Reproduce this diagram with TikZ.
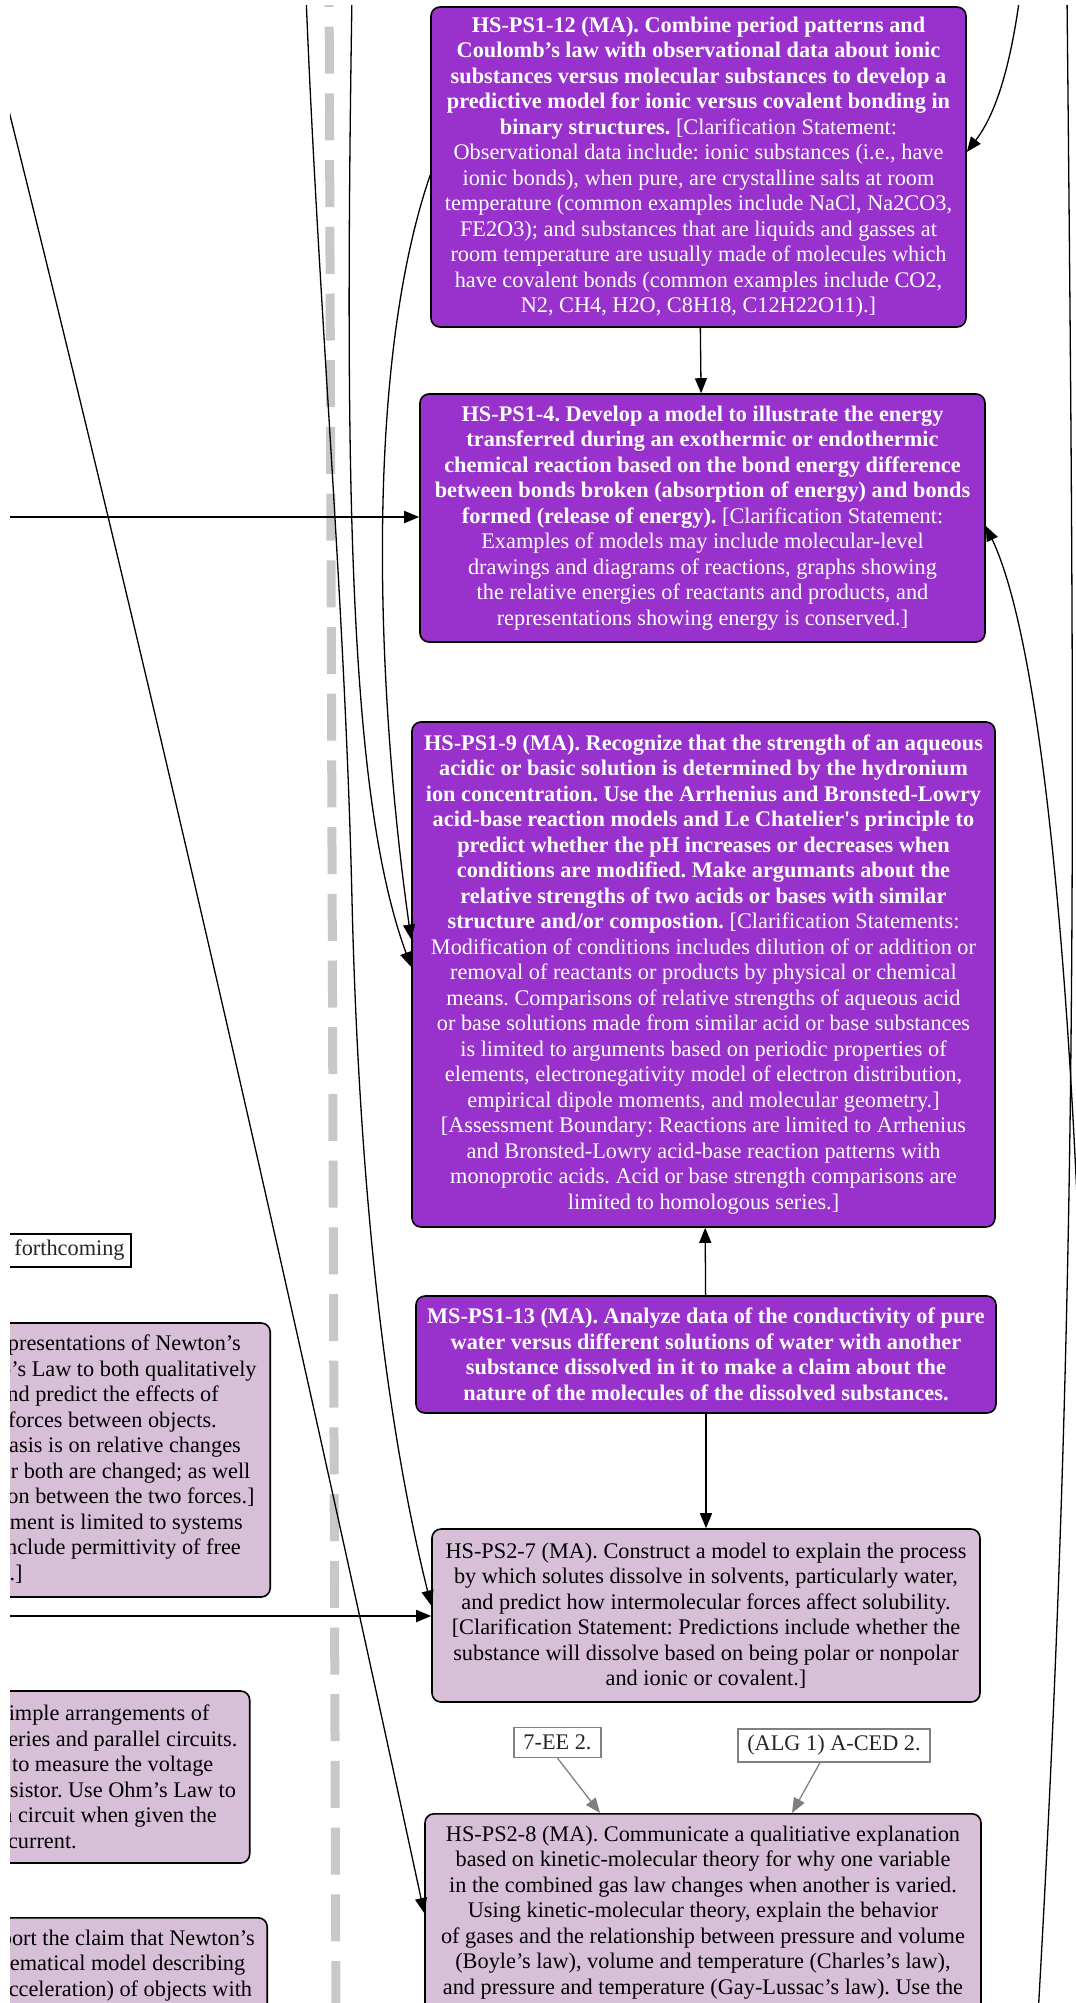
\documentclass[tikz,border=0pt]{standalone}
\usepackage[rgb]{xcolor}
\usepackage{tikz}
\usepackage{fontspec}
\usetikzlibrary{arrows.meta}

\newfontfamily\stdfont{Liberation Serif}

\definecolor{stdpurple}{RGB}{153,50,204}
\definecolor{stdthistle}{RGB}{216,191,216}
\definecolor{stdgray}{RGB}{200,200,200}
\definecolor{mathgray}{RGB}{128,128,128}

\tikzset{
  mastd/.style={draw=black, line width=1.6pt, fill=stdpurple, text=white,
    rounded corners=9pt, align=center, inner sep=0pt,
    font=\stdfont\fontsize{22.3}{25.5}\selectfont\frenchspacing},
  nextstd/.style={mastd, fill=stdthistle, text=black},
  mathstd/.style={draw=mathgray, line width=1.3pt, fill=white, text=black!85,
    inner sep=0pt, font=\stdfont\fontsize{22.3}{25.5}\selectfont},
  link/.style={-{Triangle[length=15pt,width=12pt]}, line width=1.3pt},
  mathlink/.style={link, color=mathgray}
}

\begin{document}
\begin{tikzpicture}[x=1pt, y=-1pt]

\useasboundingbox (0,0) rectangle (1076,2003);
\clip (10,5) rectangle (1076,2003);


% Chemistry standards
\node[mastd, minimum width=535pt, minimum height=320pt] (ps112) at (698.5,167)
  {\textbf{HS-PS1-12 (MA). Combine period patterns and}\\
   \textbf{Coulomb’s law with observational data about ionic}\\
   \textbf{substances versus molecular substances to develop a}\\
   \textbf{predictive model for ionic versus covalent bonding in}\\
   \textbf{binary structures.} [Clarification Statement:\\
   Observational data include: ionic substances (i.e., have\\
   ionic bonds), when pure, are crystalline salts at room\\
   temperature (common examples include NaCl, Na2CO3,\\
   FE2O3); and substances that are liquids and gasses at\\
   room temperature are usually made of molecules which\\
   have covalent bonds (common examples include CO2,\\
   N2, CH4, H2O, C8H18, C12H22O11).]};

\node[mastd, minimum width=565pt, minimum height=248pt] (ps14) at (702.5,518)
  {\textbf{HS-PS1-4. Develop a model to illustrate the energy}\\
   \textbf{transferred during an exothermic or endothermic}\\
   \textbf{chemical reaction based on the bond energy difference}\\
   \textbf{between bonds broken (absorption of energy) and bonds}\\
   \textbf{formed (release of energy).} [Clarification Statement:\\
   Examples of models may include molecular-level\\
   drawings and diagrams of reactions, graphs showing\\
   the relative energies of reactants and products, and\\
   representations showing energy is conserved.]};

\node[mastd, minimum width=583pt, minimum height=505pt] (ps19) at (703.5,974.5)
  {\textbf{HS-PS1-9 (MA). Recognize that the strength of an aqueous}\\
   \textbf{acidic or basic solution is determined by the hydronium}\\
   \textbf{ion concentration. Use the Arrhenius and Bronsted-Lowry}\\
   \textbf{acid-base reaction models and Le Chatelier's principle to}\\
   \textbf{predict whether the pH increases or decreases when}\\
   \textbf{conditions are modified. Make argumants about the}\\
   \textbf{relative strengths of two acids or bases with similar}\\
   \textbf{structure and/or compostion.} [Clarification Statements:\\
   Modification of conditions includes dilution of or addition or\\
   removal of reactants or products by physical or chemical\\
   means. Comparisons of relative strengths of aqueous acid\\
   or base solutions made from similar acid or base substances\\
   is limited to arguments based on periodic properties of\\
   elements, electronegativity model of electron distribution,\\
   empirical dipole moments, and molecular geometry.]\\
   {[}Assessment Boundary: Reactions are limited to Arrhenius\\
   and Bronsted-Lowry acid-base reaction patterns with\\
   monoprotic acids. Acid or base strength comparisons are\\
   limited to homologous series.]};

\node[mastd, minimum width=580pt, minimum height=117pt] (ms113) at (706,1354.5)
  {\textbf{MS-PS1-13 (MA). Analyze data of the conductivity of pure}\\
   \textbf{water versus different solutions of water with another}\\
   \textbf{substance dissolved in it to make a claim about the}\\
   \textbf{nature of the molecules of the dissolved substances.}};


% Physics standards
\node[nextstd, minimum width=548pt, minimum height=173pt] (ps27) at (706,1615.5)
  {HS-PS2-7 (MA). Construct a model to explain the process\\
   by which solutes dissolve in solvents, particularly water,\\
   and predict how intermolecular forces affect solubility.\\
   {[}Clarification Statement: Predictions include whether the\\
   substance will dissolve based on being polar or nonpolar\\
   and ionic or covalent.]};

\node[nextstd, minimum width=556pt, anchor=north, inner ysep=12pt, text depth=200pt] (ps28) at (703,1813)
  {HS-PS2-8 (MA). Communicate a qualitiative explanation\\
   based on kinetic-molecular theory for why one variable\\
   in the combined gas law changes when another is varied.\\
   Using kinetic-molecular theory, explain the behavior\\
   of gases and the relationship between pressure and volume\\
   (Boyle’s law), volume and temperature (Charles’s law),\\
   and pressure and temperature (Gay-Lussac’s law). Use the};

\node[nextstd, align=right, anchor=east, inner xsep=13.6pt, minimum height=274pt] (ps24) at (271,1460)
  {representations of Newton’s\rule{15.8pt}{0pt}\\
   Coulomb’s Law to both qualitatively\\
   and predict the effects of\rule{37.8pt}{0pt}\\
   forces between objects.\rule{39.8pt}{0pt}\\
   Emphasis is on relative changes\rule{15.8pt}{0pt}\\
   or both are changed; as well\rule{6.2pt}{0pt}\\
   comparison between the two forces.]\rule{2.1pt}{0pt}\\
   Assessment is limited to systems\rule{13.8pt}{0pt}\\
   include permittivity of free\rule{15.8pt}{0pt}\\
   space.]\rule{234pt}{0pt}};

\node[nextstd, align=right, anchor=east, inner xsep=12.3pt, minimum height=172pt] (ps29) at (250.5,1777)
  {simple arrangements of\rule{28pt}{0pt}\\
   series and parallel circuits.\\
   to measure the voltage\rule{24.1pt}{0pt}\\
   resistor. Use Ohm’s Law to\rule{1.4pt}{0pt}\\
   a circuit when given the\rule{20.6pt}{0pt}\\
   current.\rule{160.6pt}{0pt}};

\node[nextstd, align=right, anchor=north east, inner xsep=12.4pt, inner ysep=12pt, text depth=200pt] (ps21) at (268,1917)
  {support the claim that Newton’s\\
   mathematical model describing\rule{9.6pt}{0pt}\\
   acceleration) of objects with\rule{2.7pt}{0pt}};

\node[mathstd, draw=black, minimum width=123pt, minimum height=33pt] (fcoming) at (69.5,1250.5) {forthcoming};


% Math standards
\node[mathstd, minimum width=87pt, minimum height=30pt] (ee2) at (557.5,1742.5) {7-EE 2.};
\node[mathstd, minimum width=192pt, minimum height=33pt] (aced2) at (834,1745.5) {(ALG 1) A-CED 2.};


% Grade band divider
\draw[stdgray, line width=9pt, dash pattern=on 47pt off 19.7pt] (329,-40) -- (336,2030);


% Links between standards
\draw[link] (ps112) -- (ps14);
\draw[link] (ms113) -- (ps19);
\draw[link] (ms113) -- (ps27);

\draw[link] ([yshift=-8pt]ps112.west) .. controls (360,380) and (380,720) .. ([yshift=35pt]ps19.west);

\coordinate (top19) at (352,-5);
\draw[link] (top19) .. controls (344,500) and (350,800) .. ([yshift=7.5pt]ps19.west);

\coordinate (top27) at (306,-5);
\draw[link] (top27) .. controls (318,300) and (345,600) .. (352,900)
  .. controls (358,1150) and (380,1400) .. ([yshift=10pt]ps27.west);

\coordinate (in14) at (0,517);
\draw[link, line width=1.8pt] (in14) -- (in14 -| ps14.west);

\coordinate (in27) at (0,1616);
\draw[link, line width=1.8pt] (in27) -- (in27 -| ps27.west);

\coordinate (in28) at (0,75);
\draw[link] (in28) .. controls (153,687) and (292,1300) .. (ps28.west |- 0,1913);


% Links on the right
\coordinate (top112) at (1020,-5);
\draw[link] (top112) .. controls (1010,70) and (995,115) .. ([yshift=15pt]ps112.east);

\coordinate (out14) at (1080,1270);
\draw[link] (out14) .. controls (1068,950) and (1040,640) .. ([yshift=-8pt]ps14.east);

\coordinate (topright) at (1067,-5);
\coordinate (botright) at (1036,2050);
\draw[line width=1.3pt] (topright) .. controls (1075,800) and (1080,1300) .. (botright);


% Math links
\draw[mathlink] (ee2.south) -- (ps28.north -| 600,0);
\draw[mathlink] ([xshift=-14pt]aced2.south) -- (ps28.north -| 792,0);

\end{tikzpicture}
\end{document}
* * *
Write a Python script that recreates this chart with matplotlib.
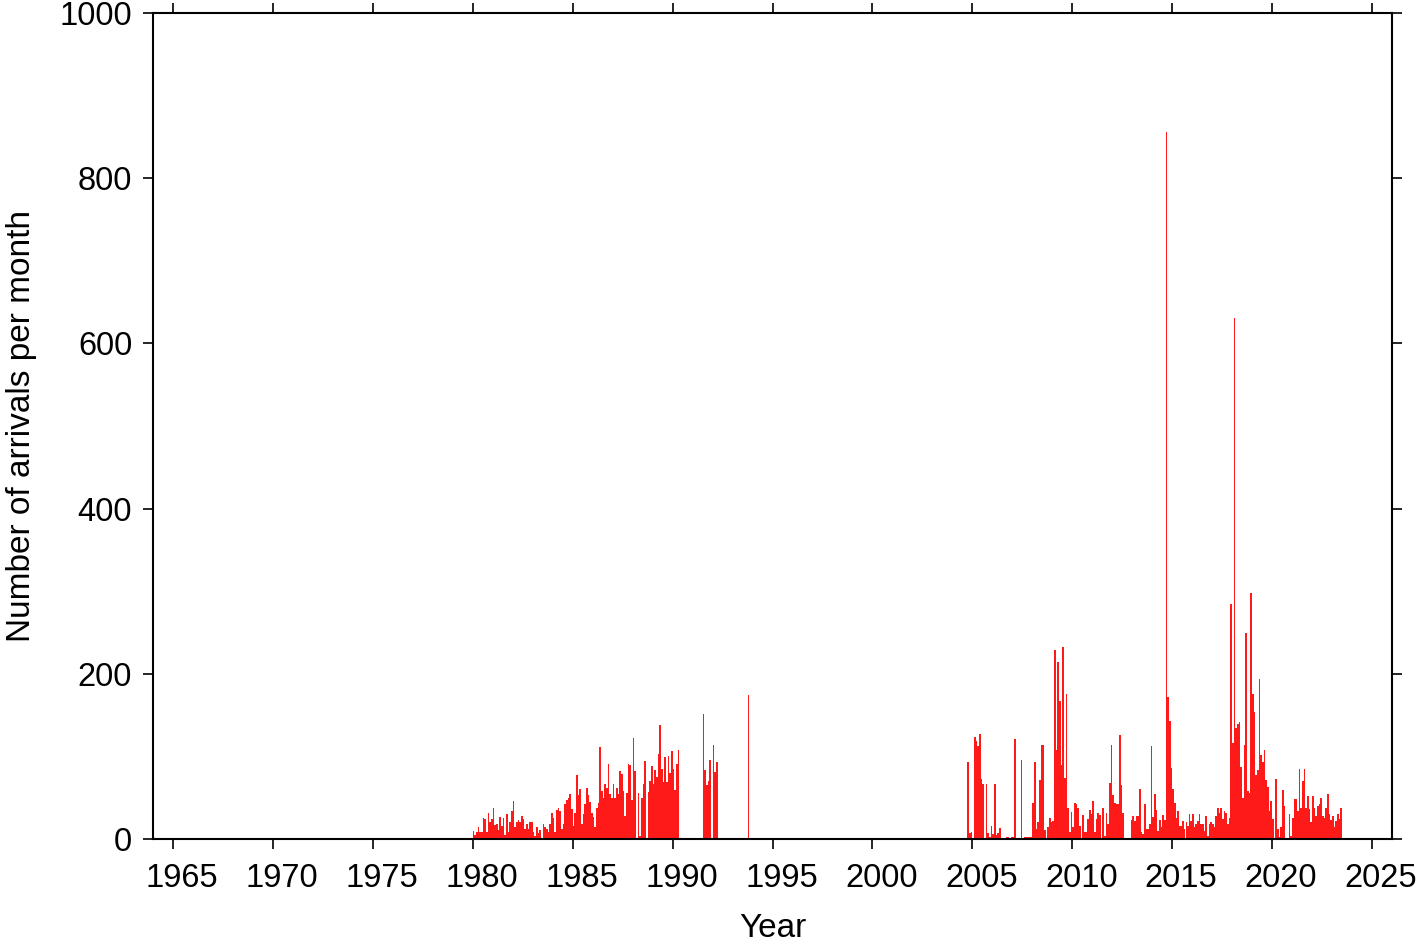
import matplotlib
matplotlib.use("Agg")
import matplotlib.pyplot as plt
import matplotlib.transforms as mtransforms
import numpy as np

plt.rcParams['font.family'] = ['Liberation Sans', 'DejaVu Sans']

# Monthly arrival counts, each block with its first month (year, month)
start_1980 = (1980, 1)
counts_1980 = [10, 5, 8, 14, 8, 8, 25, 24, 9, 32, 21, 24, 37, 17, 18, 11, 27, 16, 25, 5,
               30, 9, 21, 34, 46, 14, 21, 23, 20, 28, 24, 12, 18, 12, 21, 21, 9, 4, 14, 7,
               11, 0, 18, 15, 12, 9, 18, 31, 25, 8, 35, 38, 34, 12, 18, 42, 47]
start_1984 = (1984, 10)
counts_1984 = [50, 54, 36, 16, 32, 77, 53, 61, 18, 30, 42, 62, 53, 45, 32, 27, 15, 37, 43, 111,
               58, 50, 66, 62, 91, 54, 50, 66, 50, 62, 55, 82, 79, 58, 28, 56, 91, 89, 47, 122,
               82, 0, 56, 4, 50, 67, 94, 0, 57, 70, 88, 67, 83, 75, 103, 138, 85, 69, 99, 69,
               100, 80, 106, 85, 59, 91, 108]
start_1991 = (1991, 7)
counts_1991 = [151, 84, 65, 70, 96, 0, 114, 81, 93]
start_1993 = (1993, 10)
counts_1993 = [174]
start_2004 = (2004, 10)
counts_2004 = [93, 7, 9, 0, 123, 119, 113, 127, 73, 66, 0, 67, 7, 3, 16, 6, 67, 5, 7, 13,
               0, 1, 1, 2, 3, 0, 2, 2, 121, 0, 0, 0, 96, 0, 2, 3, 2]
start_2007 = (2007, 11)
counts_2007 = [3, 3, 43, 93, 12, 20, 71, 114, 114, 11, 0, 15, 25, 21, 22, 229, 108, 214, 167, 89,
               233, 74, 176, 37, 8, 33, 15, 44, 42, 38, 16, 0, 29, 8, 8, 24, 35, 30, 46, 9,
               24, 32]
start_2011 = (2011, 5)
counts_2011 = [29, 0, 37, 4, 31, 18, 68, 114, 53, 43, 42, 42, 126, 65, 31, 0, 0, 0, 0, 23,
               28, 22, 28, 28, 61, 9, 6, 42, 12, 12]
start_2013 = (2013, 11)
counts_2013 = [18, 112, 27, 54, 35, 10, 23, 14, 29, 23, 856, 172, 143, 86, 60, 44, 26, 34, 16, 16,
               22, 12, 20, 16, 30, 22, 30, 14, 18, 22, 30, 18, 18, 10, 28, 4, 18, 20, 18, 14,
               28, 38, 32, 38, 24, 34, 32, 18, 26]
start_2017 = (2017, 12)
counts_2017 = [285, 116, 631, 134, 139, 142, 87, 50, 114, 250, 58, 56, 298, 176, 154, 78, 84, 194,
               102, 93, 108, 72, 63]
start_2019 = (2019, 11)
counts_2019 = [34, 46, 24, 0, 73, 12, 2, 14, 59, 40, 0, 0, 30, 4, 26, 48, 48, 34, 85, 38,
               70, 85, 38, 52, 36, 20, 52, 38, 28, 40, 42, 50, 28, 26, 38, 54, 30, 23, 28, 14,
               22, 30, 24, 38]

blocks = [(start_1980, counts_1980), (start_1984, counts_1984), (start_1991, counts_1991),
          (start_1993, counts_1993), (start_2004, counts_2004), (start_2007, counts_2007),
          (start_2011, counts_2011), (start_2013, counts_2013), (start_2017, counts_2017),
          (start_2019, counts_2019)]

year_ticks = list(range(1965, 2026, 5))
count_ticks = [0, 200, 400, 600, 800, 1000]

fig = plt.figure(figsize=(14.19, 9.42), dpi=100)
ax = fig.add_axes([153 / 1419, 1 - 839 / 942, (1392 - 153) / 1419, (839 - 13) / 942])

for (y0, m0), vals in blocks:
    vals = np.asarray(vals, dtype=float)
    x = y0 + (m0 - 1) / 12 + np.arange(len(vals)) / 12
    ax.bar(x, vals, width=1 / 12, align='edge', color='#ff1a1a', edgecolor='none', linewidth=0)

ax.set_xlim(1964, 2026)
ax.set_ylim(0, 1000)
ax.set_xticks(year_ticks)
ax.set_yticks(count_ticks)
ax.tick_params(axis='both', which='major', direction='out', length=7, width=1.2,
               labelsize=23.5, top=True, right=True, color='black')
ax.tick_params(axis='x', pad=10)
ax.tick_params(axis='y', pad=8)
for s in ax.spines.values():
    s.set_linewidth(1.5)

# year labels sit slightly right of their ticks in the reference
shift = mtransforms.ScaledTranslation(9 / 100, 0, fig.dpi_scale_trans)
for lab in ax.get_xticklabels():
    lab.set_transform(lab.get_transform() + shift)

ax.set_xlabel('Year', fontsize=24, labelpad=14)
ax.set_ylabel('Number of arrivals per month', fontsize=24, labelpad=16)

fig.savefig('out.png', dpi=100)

## What needs to be done
Go to the line that contains "Write a Python" and copy from there down to the line that contains "plt.rcParams['font.family'] = ['Liberation", with both lines included. Pass over the pictures.

## Complete answer
Write a Python script that recreates this chart with matplotlib.
import matplotlib
matplotlib.use("Agg")
import matplotlib.pyplot as plt
import matplotlib.transforms as mtransforms
import numpy as np

plt.rcParams['font.family'] = ['Liberation Sans', 'DejaVu Sans']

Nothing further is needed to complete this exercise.